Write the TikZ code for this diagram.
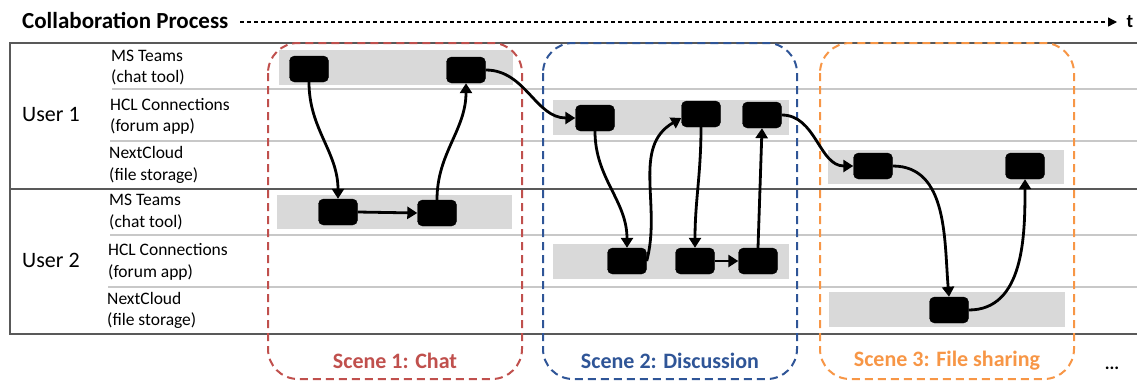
\documentclass[tikz,border=0pt]{standalone}
\usepackage{fontspec}
\setmainfont{Carlito}
\usetikzlibrary{arrows.meta}
\definecolor{scenered}{HTML}{C0504D}
\definecolor{sceneblue}{HTML}{2F5597}
\definecolor{sceneorange}{HTML}{F79646}
\definecolor{bandgray}{HTML}{D9D9D9}
\definecolor{rulegray}{HTML}{595959}
\definecolor{sepgray}{HTML}{C8C8C8}
\tikzset{
	act/.style={fill=black, draw=black, rounded corners=5pt, minimum width=39pt, minimum height=26pt, inner sep=0pt},
	flow/.style={line width=2.8pt, -{Triangle[length=10pt,width=12pt]}},
	band/.style={fill=bandgray, draw=none},
	scenebox/.style={line width=2pt, dash pattern=on 8pt off 5pt, rounded corners=30pt},
	rowlabel/.style={anchor=west, align=left, inner sep=0pt, font=\fontsize{17.5}{21.5}\selectfont},
	userlabel/.style={anchor=west, inner sep=0pt, font=\fontsize{22}{26}\selectfont},
	scenelabel/.style={inner sep=0pt, font=\bfseries\fontsize{22}{26}\selectfont}
}

\begin{document}
\begin{tikzpicture}[x=1pt,y=1pt]
			%%%%% START %%%%%
			\useasboundingbox (0,0) rectangle (1137,-381);
			
			% title and time axis
			\node[anchor=west, inner sep=0pt, font=\bfseries\fontsize{23}{26}\selectfont] (title) at (22,-20.5) {Collaboration Process};
			\coordinate (tstart) at (240,-22);
			\coordinate (tend) at (1117,-22);
			\draw[line width=1.3pt, dash pattern=on 4pt off 3pt, -{Triangle[length=9pt,width=9pt]}] (tstart) -- (tend);
			\node[inner sep=0pt, font=\bfseries\fontsize{19}{22}\selectfont] (tlabel) at (1130,-22) {t};
			
			% grey bands
			\fill[band] (279,-50) rectangle (513,-85);
			\fill[band] (277,-195) rectangle (512,-229);
			\fill[band] (553,-100) rectangle (789,-135);
			\fill[band] (553,-244) rectangle (789,-279);
			\fill[band] (828,-150) rectangle (1064,-184);
			\fill[band] (829,-292) rectangle (1065,-327);
			
			% table rules
			\draw[rulegray, line width=1.5pt] (1137,-43) -- (10,-43) -- (10,-334) -- (1137,-334);
			\draw[rulegray, line width=1.5pt] (10,-189) -- (1137,-189);
			\draw[sepgray, line width=1.5pt] (112,-89) -- (1137,-89);
			\draw[sepgray, line width=1.5pt] (110,-141) -- (1137,-141);
			\draw[sepgray, line width=1.5pt] (110,-235) -- (1137,-235);
			\draw[sepgray, line width=1.5pt] (108,-287) -- (1137,-287);
			
			% row labels
			\node[userlabel] (user1) at (22,-114.5) {User 1};
			\node[userlabel] (user2) at (22,-260) {User 2};
			\node[rowlabel] (teams1) at (111,-67.5) {MS Teams\\(chat tool)};
			\node[rowlabel] (hcl1) at (110,-116.5) {HCL Connections\\(forum app)};
			\node[rowlabel] (cloud1) at (109,-165) {NextCloud\\(file storage)};
			\node[rowlabel] (teams2) at (109,-212) {MS Teams\\(chat tool)};
			\node[rowlabel] (hcl2) at (108,-262) {HCL Connections\\(forum app)};
			\node[rowlabel] (cloud2) at (107,-310.5) {NextCloud\\(file storage)};
			
			% scenes
			\draw[scenebox, scenered] (268,-43) rectangle (522,-379);
			\draw[scenebox, sceneblue] (543,-43) rectangle (797,-379);
			\draw[scenebox, sceneorange] (820,-43) rectangle (1074,-379);
			\node[scenelabel, scenered] (chat) at (395,-361) {Scene 1: Chat};
			\node[scenelabel, sceneblue] (discussion) at (670,-361) {Scene 2: Discussion};
			\node[scenelabel, sceneorange] (sharing) at (947,-361) {Scene 3: File sharing};
			\node[inner sep=0pt, font=\bfseries\fontsize{18}{22}\selectfont] (more) at (1112,-368) {...};
			
			% actions
			\node[act] (c1) at (309,-69) {};
			\node[act] (c2) at (466,-70) {};
			\node[act] (c3) at (338,-212) {};
			\node[act] (c4) at (437,-213) {};
			
			\node[act] (d1) at (595,-118) {};
			\node[act] (d2) at (701,-114) {};
			\node[act] (d3) at (762,-115) {};
			\node[act] (d4) at (627,-261) {};
			\node[act] (d5) at (695,-261) {};
			\node[act] (d6) at (758,-261) {};
			
			\node[act] (f1) at (873,-166) {};
			\node[act] (f2) at (1025,-166) {};
			\node[act] (f3) at (949,-310) {};
			
			% flow
			\draw[flow] (c1.south) to[out=-90,in=90] (c3.north);
			\draw[flow] (c3.east) -- (c4.west);
			\draw[flow] (c4.north) to[out=90,in=-90] (c2.south);
			\draw[flow] (c2.east) to[out=0,in=180] (d1.west);
			
			\draw[flow] (d1.south) to[out=-90,in=90] (d4.north);
			\draw[flow] (d4.east) to[out=75,in=210] ([yshift=-4pt]d2.west);
			\draw[flow] (d2.south) to[out=-90,in=90] (d5.north);
			\draw[flow] (d5.east) -- (d6.west);
			\draw[flow] (d6.north) -- (d3.south);
			\draw[flow] (d3.east) to[out=0,in=180] (f1.west);
			
			\draw[flow] (f1.east) to[out=0,in=95] (f3.north);
			\draw[flow] (f3.east) to[out=0,in=-90] (f2.south);
			
			%%%%% END %%%%%
\end{tikzpicture}
\end{document}
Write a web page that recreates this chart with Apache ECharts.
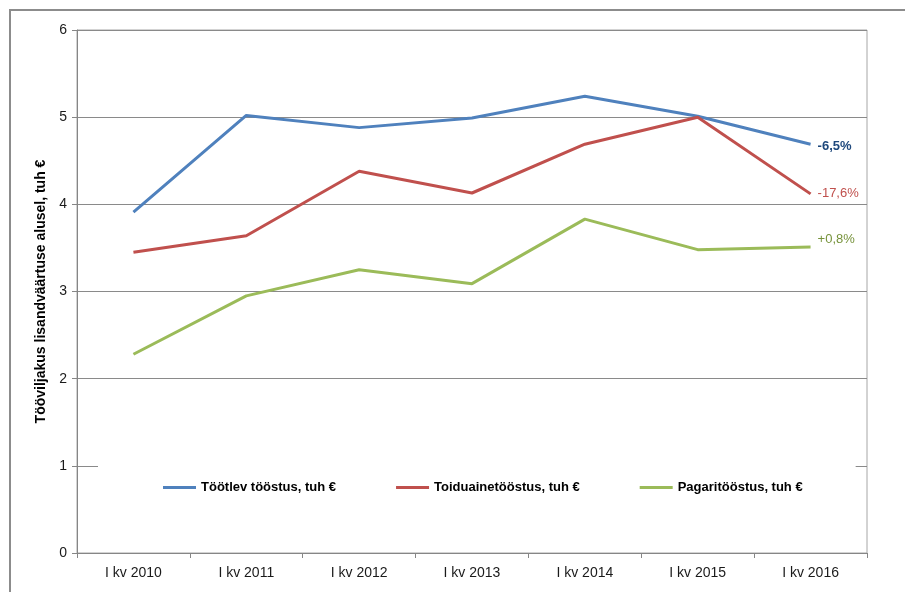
<!DOCTYPE html>
<html>
<head>
<meta charset="utf-8">
<script src="https://cdn.jsdelivr.net/npm/echarts@6/dist/echarts.min.js"></script>
<style>
  body { margin: 0; background: #fff; }
  #frame { position: absolute; left: 9px; top: 9px; width: 900px; height: 590px;
           border-left: 2px solid #8c8c8c; border-top: 2px solid #8c8c8c; }
  #main { position: absolute; left: 0; top: 0; width: 905px; height: 592px; }
</style>
</head>
<body>
<div id="frame"></div>
<div id="main"></div>
<script>
var categories = ['I kv 2010', 'I kv 2011', 'I kv 2012', 'I kv 2013', 'I kv 2014', 'I kv 2015', 'I kv 2016'];
var seriesNames = ['Töötlev tööstus, tuh €', 'Toiduainetööstus, tuh €', 'Pagaritööstus, tuh €'];
var tootlev = [3.91, 5.02, 4.88, 4.99, 5.24, 5.01, 4.69];
var toiduaine = [3.45, 3.64, 4.38, 4.13, 4.69, 5.00, 4.12];
var pagari = [2.28, 2.95, 3.25, 3.09, 3.83, 3.48, 3.51];
var changes = ['-6,5%', '-17,6%', '+0,8%'];

var lineColors = ['#4F81BD', '#C0504D', '#9BBB59'];
var labelColors = ['#1F497D', '#C0504D', '#77933C'];
var FONT = '"Liberation Sans", Arial, sans-serif';

var chart = echarts.init(document.getElementById('main'));

function makeSeries(i, data, bold, dy) {
    return {
        name: seriesNames[i],
        type: 'line',
        data: data,
        symbol: 'none',
        color: lineColors[i],
        lineStyle: { width: 3, color: lineColors[i] },
        endLabel: {
            show: true,
            formatter: changes[i],
            color: labelColors[i],
            fontFamily: FONT,
            fontSize: 13,
            fontWeight: bold ? 'bold' : 'normal',
            distance: 7,
            offset: [0, dy]
        }
    };
}

var option = {
    animation: false,
    backgroundColor: 'transparent',
    textStyle: { fontFamily: FONT },
    grid: {
        left: 77, top: 30, right: 38, bottom: 39,
        show: true, borderColor: '#a6a6a6', borderWidth: 1
    },
    legend: {
        left: 98,
        top: 461,
        padding: [20, 53, 20, 65],
        backgroundColor: '#fff',
        icon: 'rect',
        itemWidth: 33,
        itemHeight: 3,
        itemGap: 60,
        textStyle: { fontFamily: FONT, fontSize: 13, fontWeight: 'bold', color: '#000' },
        data: seriesNames
    },
    xAxis: {
        type: 'category',
        data: categories,
        boundaryGap: true,
        axisLine: { lineStyle: { color: '#868686', width: 1 } },
        axisTick: { show: true, length: 5, lineStyle: { color: '#868686' } },
        axisLabel: { color: '#1a1a1a', fontSize: 14, margin: 13, fontFamily: FONT }
    },
    yAxis: {
        type: 'value',
        min: 0,
        max: 6,
        interval: 1,
        name: 'Tööviljakus lisandväärtuse alusel, tuh €',
        nameLocation: 'middle',
        nameRotate: 90,
        nameGap: 28,
        nameTextStyle: { fontFamily: FONT, fontSize: 14, fontWeight: 'bold', color: '#000' },
        axisLine: { show: true, lineStyle: { color: '#868686', width: 1 } },
        axisTick: { show: true, length: 5, lineStyle: { color: '#868686' } },
        axisLabel: { color: '#1a1a1a', fontSize: 14, margin: 10, fontFamily: FONT },
        splitLine: { lineStyle: { color: '#8a8a8a', width: 1 } }
    },
    series: [
        makeSeries(0, tootlev, true, 2),
        makeSeries(1, toiduaine, false, 0),
        makeSeries(2, pagari, false, -8)
    ]
};

chart.setOption(option);
</script>
</body>
</html>
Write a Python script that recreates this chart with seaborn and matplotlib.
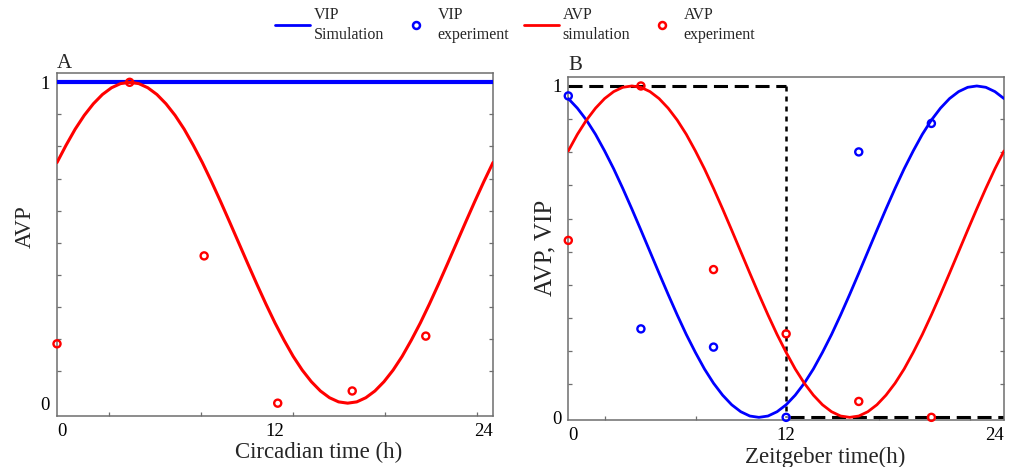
import matplotlib
matplotlib.use("Agg")
import matplotlib.pyplot as plt
from matplotlib.lines import Line2D
import seaborn as sns

# ---------------------------------------------------------------- data
# simulation grid (h)
sim_time = [0.0, 0.5, 1.0, 1.5, 2.0, 2.5, 3.0, 3.5, 4.0, 4.5, 5.0, 5.5,
            6.0, 6.5, 7.0, 7.5, 8.0, 8.5, 9.0, 9.5, 10.0, 10.5, 11.0, 11.5,
            12.0, 12.5, 13.0, 13.5, 14.0, 14.5, 15.0, 15.5, 16.0, 16.5, 17.0, 17.5,
            18.0, 18.5, 19.0, 19.5, 20.0, 20.5, 21.0, 21.5, 22.0, 22.5, 23.0, 23.5,
            24.0]

# panel A: constant VIP, oscillating AVP (circadian time)
vip_sim_a_time = [0.0, 24.0]
vip_sim_a = [1.0, 1.0]
avp_sim_a = [0.750, 0.804, 0.854, 0.897, 0.933, 0.962, 0.983, 0.996, 1.000, 0.996,
             0.983, 0.962, 0.933, 0.897, 0.854, 0.804, 0.750, 0.691, 0.629, 0.565,
             0.500, 0.435, 0.371, 0.309, 0.250, 0.196, 0.146, 0.103, 0.067, 0.038,
             0.017, 0.004, 0.000, 0.004, 0.017, 0.038, 0.067, 0.103, 0.146, 0.196,
             0.250, 0.309, 0.371, 0.435, 0.500, 0.565, 0.629, 0.691, 0.750]
avp_exp_a_time = [0.0, 4.0, 8.1, 12.15, 16.25, 20.3]
avp_exp_a = [0.185, 1.0, 0.459, 0.0, 0.038, 0.209]

# panel B: AVP and VIP under light/dark (zeitgeber time)
avp_sim_b = [0.804, 0.854, 0.897, 0.933, 0.962, 0.983, 0.996, 1.000, 0.996, 0.983,
             0.962, 0.933, 0.897, 0.854, 0.804, 0.750, 0.691, 0.629, 0.565, 0.500,
             0.435, 0.371, 0.309, 0.250, 0.196, 0.146, 0.103, 0.067, 0.038, 0.017,
             0.004, 0.000, 0.004, 0.017, 0.038, 0.067, 0.103, 0.146, 0.196, 0.250,
             0.309, 0.371, 0.435, 0.500, 0.565, 0.629, 0.691, 0.750, 0.804]
vip_sim_b = [0.962, 0.933, 0.897, 0.854, 0.804, 0.750, 0.691, 0.629, 0.565, 0.500,
             0.435, 0.371, 0.309, 0.250, 0.196, 0.146, 0.103, 0.067, 0.038, 0.017,
             0.004, 0.000, 0.004, 0.017, 0.038, 0.067, 0.103, 0.146, 0.196, 0.250,
             0.309, 0.371, 0.435, 0.500, 0.565, 0.629, 0.691, 0.750, 0.804, 0.854,
             0.897, 0.933, 0.962, 0.983, 0.996, 1.000, 0.996, 0.983, 0.962]
exp_b_time = [0.0, 4.0, 8.0, 12.0, 16.0, 20.0]
avp_exp_b = [0.534, 1.0, 0.446, 0.252, 0.048, 0.0]
vip_exp_b = [0.970, 0.267, 0.212, 0.0, 0.801, 0.887]

# light schedule: lights on 0-12, off 12-24
light_on_time = [0.0, 12.0]
light_on_level = [1.0, 1.0]
switch_time = [12.0, 12.0]
switch_level = [1.0, 0.0]
light_off_time = [12.2, 24.0]
light_off_level = [0.0, 0.0]

legend_labels = ["VIP\nSimulation", "VIP\nexperiment", "AVP\nsimulation", "AVP\nexperiment"]

# ---------------------------------------------------------------- style
sns.set_theme(style="white")
plt.rcParams["font.family"] = ["Liberation Serif", "DejaVu Serif"]

RED = "#ff0000"
BLUE = "#0000ff"
FRAME = "#6e6e6e"

fig = plt.figure(figsize=(10.19, 4.67), dpi=100)
W, H = 1019.0, 467.0
ax_a = fig.add_axes([57 / W, 1 - 416 / H, (493 - 57) / W, (416 - 73) / H])
ax_b = fig.add_axes([568.3 / W, 1 - 420 / H, (1004 - 568.3) / W, (420 - 76.7) / H])


def open_points(ax, x, y, color):
    sns.scatterplot(x=x, y=y, ax=ax, marker="o", s=26, linewidth=1.7,
                    color=color, zorder=6, legend=False)
    pts = ax.collections[-1]
    pts.set_facecolor("none")
    pts.set_edgecolor(color)
    pts.set_clip_on(False)


def frame(ax, xminor, ylim):
    ax.set_xlim(0, 24)
    ax.set_ylim(*ylim)
    for s in ax.spines.values():
        s.set_color(FRAME)
        s.set_linewidth(1.1)
        s.set_visible(True)
    ax.set_xticks([0, 12, 24])
    ax.set_xticklabels(["0", "12", "24"], fontsize=13.5)
    lbls = ax.get_xticklabels()
    lbls[0].set_horizontalalignment("left")
    lbls[2].set_horizontalalignment("right")
    ax.set_xticks(xminor, minor=True)
    ax.set_yticks([0, 1])
    ax.set_yticklabels(["0", "1"], fontsize=13.5)
    ax.set_yticks([0.1, 0.2, 0.3, 0.4, 0.5, 0.6, 0.7, 0.8, 0.9], minor=True)
    ax.tick_params(which="major", length=0, colors="black")
    ax.tick_params(axis="x", which="major", pad=5)
    ax.tick_params(axis="y", which="major", pad=5)
    ax.tick_params(which="minor", direction="in", length=2.6, width=0.9,
                   color=FRAME, left=True, right=True, bottom=True, top=False)
    ax.set_xlabel("")
    ax.set_ylabel("")
    ax.grid(False)


# ---------------------------------------------------------------- panel A
sns.lineplot(x=vip_sim_a_time, y=vip_sim_a, ax=ax_a, color=BLUE, linewidth=3.0,
             estimator=None, sort=False, zorder=3)
sns.lineplot(x=sim_time, y=avp_sim_a, ax=ax_a, color=RED, linewidth=2.2,
             estimator=None, sort=False, zorder=4)
open_points(ax_a, avp_exp_a_time, avp_exp_a, RED)
frame(ax_a, [2.85, 7.92, 13.0, 18.05, 23.1], (-0.04, 1.029))

ax_a.text(0.0, 1.015, "A", transform=ax_a.transAxes, fontsize=15,
          ha="left", va="baseline")
ax_a.text(-0.072, 0.551, "AVP", transform=ax_a.transAxes, fontsize=16.5,
          rotation=90, ha="center", va="center")
ax_a.text(0.601, -0.122, "Circadian time (h)", transform=ax_a.transAxes,
          fontsize=16.5, ha="center", va="baseline")

# ---------------------------------------------------------------- panel B
sns.lineplot(x=light_on_time, y=light_on_level, ax=ax_b, color="black",
             linewidth=2.2, linestyle=(0, (4.6, 2.2)), estimator=None, sort=False, zorder=2)
sns.lineplot(x=switch_time, y=switch_level, ax=ax_b, color="black",
             linewidth=1.8, linestyle=(0, (2.0, 2.0)), estimator=None, sort=False, zorder=2)
sns.lineplot(x=light_off_time, y=light_off_level, ax=ax_b, color="black",
             linewidth=2.2, linestyle=(0, (4.6, 2.2)), estimator=None, sort=False, zorder=2)
sns.lineplot(x=sim_time, y=vip_sim_b, ax=ax_b, color=BLUE, linewidth=2.0,
             estimator=None, sort=False, zorder=4)
sns.lineplot(x=sim_time, y=avp_sim_b, ax=ax_b, color=RED, linewidth=2.0,
             estimator=None, sort=False, zorder=4)
open_points(ax_b, exp_b_time, vip_exp_b, BLUE)
open_points(ax_b, exp_b_time, avp_exp_b, RED)
frame(ax_b, [2.0, 7.05, 12.1, 17.1, 22.1], (-0.008, 1.028))

ax_b.text(0.0, 1.0196, "B", transform=ax_b.transAxes, fontsize=15,
          ha="left", va="baseline")
ax_b.text(-0.0516, 0.50, "AVP, VIP", transform=ax_b.transAxes, fontsize=18,
          rotation=90, ha="center", va="center")
ax_b.text(0.589, -0.125, "Zeitgeber time(h)", transform=ax_b.transAxes,
          fontsize=16.5, ha="center", va="baseline")

# ---------------------------------------------------------------- legend
handles = [
    Line2D([], [], color=BLUE, linewidth=2.0),
    Line2D([], [], color=BLUE, linestyle="none", marker="o", markersize=5,
           markerfacecolor="none", markeredgewidth=1.8),
    Line2D([], [], color=RED, linewidth=2.0),
    Line2D([], [], color=RED, linestyle="none", marker="o", markersize=5,
           markerfacecolor="none", markeredgewidth=1.8),
]
leg = fig.legend(handles, legend_labels, loc="center", bbox_to_anchor=(515 / W, 1 - 25 / H),
                 ncol=4, frameon=False, fontsize=11.5, handlelength=2.2,
                 handletextpad=0.25, columnspacing=0.9, borderpad=0.0)
for t in leg.get_texts():
    t.set_linespacing(1.35)

fig.savefig("out.png", dpi=100)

★ ★ ★ ★

> **Task to carry out**
Track down the lines that include the word "this" and copy them.

> **Reply to the exercise**
Write the TikZ code for this diagram.
Write a web page that recreates this chart with Apache ECharts.
Write a Python script that recreates this chart with seaborn and matplotlib.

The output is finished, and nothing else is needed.